Il nous apprend que lorsque nous avons des reproches à faire à quelqu’un, n’oublions pas que nous avons d’abord des choses à régler dans notre propre vie.
Comment attendre des autres la perfection si nous-mêmes nous sommes imparfaits ? Et comment attendre de l’Église qu’elle soit parfaite si elle est composée d’une assemblée, avec un pasteur autant imparfait que le reste des membres ?
Cela dit, il ne faut pas faire dire à cette parabole ce qu’elle ne dit pas, et je trouve qu’il y a souvent des confusions.
Jésus ne dit pas qu’il faut fermer les yeux sur les choses qui ne vont pas sous prétexte que mon prochain n’a qu’une paille alors que moi j’ai une poutre. Jésus ne dit pas que nous devons nous taire lorsque nous voyons des péchés dans l’assemblée. Jésus ne nous demande pas de ne jamais reprendre son frère ou sa sœur dans la foi.
Lisons bien cette parabole. En particulier la fin du verset 42 : Hypocrite, enlève d’abord la poutre de ton oeil, et alors tu verras clair pour retirer la paille qui est dans l’œil de ton frère.
Jésus nous invite à nous préoccuper d’abord de la poutre qui se trouve dans notre œil. Et lorsque nous verrons clair, nous pourrons retirer la paille qui est dans l’œil de notre prochain.
Que signifie voir clair ? Il me semble que celui qui voit clair est celui qui est au clair avec Dieu. Celui qui a compris la grâce, qui l’a acceptée, et qui est prêt à faire grâce. Celui qui a compris le pardon, qui l’a accepté, et qui est prêt à pardonner. Celui qui a compris l’œuvre d’humiliation de Jésus, qui a foi en lui, et qui est prêt à faire preuve d’humilité lui aussi.
Celui qui est au clair avec Dieu fera preuve envers son prochain, non pas de jugement, mais de bienveillance.

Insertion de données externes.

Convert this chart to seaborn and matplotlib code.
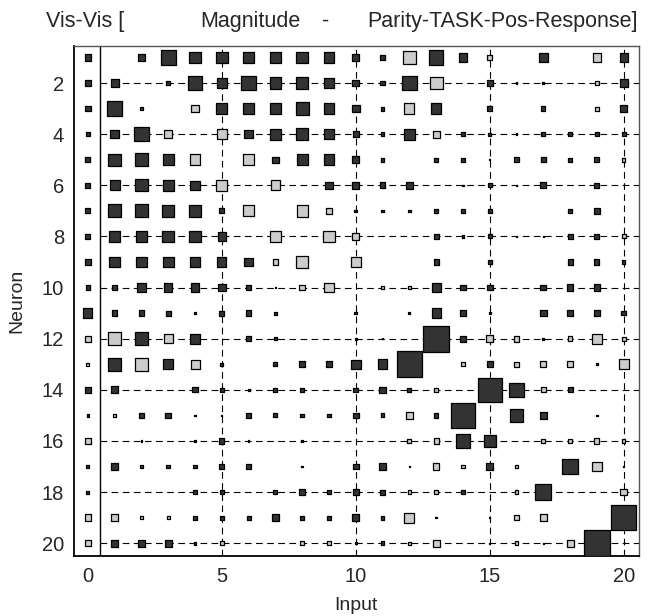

En étant débarrassé de notre poutre, nous pourrons alors avoir la bonne attitude pour dire à notre frère ou notre sœur : tu as une paille dans l’œil, je vais t’aider à l’enlever. Nous sommes bien appelés à veiller les uns sur les autres avec grâce et humilité. Si un frère ou une sœur dans la foi commet un péché, je ne dois pas la juger, mais si je suis au clair avec Dieu, je peux l’exhorter à changer de comportement, tout en prenant conscience que je ne suis pas meilleure que lui. Il y a tout un discernement à avoir, et surtout de la bienveillance. Pour conclure, j’aimerais encore parler de la grâce de Dieu mais aussi sa justice.
[Conclusion]
La grâce de Dieu va de pair avec sa justice. Dieu jugera chaque être humain et nous recevrons une condamnation si nous n’avons pas suivi son enseignement. Mais Jésus a accepté d’être condamné à notre place, il nous donne la possibilité d’échapper à la sentence si nous acceptons sa mort à notre place. La justice de Dieu nous condamne et sa grâce nous permet d’être sauvés du jugement. Cela n’est pas une raison pour se comporter comme bon nous semble, au contraire. Puisque nous sommes sauvés, que notre vie honore Dieu.
Veillons aussi sur le comportement de notre prochain dans la foi, tout en ayant conscience que nous ne sommes pas meilleurs que lui. N’oublions pas non plus que la relation avec Jésus est plus qu’une religion. La religion ne blanchit que la surface, mais pas l’intérieur.
Ce dont nous avons besoin en premier, ce n’est pas que l’on nous dise ce qu’il faut changer, nous avons d’abord besoin d’avoir un cœur qui soit en phase avec Dieu. C’est de là que viendra le changement dans notre vie.
Avant de décréter si mon prochain mérite 5 étoiles, regardons d’abord à nous-mêmes. Que la Parole de Dieu soit toujours au centre, et que l’enseignement que nous recevons produise des beaux fruits dans notre vie et dans l’Église.